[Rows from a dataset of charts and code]
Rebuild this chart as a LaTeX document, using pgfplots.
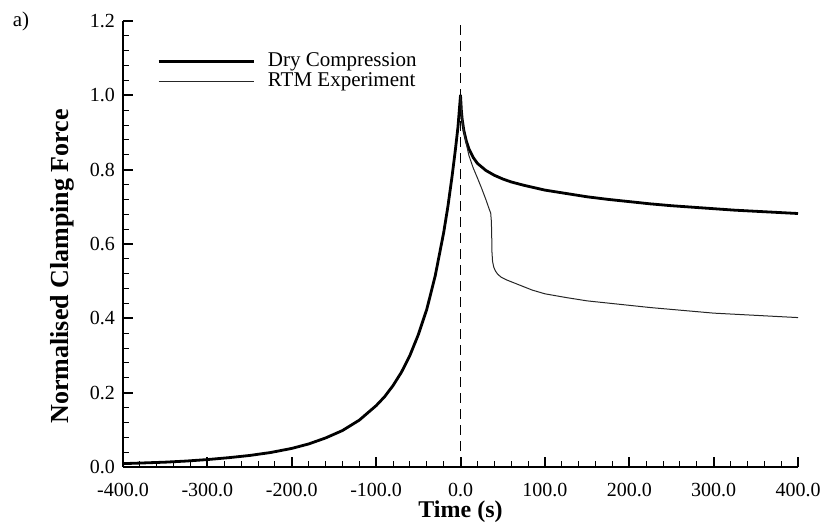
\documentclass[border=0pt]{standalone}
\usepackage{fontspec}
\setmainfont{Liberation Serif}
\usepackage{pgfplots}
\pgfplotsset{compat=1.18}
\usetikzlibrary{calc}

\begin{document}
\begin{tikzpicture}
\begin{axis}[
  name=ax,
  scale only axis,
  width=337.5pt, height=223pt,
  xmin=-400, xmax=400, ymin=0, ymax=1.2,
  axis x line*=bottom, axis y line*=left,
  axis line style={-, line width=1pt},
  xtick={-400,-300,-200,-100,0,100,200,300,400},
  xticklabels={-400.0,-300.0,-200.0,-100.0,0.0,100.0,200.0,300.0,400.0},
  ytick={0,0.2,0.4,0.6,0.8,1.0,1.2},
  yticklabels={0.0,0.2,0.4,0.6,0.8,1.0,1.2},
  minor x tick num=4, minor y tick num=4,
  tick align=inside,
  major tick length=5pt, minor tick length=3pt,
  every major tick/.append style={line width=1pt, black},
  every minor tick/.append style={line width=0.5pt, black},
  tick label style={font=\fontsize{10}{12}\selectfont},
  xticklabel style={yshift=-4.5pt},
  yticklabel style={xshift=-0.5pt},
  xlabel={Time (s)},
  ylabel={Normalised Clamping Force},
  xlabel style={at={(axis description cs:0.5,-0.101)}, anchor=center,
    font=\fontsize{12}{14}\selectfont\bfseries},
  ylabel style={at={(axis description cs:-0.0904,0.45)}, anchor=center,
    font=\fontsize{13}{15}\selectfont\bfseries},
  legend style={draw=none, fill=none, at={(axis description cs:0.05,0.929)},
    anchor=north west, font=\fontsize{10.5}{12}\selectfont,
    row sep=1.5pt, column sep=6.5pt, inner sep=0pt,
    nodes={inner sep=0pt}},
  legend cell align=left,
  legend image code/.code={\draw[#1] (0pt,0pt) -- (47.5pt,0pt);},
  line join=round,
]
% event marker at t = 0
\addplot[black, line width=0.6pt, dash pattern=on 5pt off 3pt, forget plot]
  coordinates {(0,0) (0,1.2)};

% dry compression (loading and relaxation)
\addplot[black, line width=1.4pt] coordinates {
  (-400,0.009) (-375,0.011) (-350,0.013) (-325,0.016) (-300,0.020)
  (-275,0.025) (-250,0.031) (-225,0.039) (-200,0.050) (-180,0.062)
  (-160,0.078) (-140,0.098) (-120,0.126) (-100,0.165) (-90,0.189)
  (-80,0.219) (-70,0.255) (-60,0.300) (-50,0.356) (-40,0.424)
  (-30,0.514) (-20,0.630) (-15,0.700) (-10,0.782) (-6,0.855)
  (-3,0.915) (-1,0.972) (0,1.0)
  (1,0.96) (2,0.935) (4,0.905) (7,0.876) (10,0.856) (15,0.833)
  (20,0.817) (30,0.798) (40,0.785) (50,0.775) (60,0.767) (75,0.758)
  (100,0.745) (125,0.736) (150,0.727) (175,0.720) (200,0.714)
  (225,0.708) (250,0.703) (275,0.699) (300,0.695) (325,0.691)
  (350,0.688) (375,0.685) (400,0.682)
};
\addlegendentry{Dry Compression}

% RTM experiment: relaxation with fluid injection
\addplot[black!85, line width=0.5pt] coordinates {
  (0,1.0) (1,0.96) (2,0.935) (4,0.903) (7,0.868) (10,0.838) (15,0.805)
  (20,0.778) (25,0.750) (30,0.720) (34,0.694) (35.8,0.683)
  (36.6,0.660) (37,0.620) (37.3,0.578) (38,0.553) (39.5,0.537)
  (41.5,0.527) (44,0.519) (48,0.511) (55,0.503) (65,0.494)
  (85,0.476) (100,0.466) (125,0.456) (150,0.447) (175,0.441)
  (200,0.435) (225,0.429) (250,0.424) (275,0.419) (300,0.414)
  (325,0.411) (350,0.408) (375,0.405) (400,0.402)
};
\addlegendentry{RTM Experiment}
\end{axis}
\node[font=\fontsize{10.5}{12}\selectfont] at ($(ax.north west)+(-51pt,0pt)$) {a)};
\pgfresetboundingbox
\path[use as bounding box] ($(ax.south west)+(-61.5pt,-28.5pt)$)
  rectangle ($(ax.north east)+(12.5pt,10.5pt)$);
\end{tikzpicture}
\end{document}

...

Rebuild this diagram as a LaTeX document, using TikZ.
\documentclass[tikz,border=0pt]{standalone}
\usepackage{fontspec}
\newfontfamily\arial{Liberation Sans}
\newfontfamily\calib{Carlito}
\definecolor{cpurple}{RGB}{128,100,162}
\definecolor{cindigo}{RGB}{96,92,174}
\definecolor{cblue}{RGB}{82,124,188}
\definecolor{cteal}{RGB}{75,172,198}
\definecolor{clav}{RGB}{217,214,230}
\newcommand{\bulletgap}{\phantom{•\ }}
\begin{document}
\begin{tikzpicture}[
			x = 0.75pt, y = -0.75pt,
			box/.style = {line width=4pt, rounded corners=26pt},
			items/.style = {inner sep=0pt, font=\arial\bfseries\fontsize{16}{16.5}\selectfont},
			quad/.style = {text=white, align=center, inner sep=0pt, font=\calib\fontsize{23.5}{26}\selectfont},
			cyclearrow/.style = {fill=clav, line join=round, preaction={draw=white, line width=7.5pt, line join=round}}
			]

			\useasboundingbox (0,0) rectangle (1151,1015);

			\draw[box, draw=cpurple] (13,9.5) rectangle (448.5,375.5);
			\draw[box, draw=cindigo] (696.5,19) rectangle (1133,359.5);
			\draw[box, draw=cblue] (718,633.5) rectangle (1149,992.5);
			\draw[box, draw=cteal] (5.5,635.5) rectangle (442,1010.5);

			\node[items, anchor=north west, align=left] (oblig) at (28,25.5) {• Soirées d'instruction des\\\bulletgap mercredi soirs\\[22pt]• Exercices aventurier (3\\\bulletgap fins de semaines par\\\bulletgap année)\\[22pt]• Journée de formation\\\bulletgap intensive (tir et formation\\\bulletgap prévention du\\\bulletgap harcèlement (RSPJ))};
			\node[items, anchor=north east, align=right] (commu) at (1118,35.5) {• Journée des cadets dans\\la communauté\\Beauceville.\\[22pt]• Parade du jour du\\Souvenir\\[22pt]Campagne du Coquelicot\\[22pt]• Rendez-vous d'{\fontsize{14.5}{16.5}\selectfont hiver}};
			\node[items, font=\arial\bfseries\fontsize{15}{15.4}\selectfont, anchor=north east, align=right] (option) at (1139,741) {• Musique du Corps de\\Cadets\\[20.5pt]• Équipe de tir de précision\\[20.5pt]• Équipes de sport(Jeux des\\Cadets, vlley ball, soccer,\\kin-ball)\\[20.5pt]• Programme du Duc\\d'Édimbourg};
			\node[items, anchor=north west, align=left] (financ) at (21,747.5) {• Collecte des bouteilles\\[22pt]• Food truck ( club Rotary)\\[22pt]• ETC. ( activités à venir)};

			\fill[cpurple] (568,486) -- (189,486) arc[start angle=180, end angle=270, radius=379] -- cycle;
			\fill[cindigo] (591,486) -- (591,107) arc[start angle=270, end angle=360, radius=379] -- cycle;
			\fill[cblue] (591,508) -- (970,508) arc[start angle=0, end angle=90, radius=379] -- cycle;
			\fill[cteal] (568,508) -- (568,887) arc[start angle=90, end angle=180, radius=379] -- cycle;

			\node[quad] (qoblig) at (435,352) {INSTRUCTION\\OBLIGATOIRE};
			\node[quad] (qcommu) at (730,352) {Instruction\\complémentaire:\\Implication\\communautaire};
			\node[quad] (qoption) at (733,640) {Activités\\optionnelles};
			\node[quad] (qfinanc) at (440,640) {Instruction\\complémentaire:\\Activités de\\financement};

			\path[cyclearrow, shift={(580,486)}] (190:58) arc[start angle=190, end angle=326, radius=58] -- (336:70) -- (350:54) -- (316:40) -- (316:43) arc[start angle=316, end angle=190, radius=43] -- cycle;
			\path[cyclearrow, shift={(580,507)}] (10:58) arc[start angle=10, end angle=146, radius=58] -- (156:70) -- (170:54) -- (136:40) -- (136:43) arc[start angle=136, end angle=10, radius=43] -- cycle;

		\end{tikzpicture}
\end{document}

• _PROBLEM TO WORK ON_:
Reproduce each line of the entries in which the word "using" is found.

• _REPLY_:
Rebuild this chart as a LaTeX document, using pgfplots.
Rebuild this diagram as a LaTeX document, using TikZ.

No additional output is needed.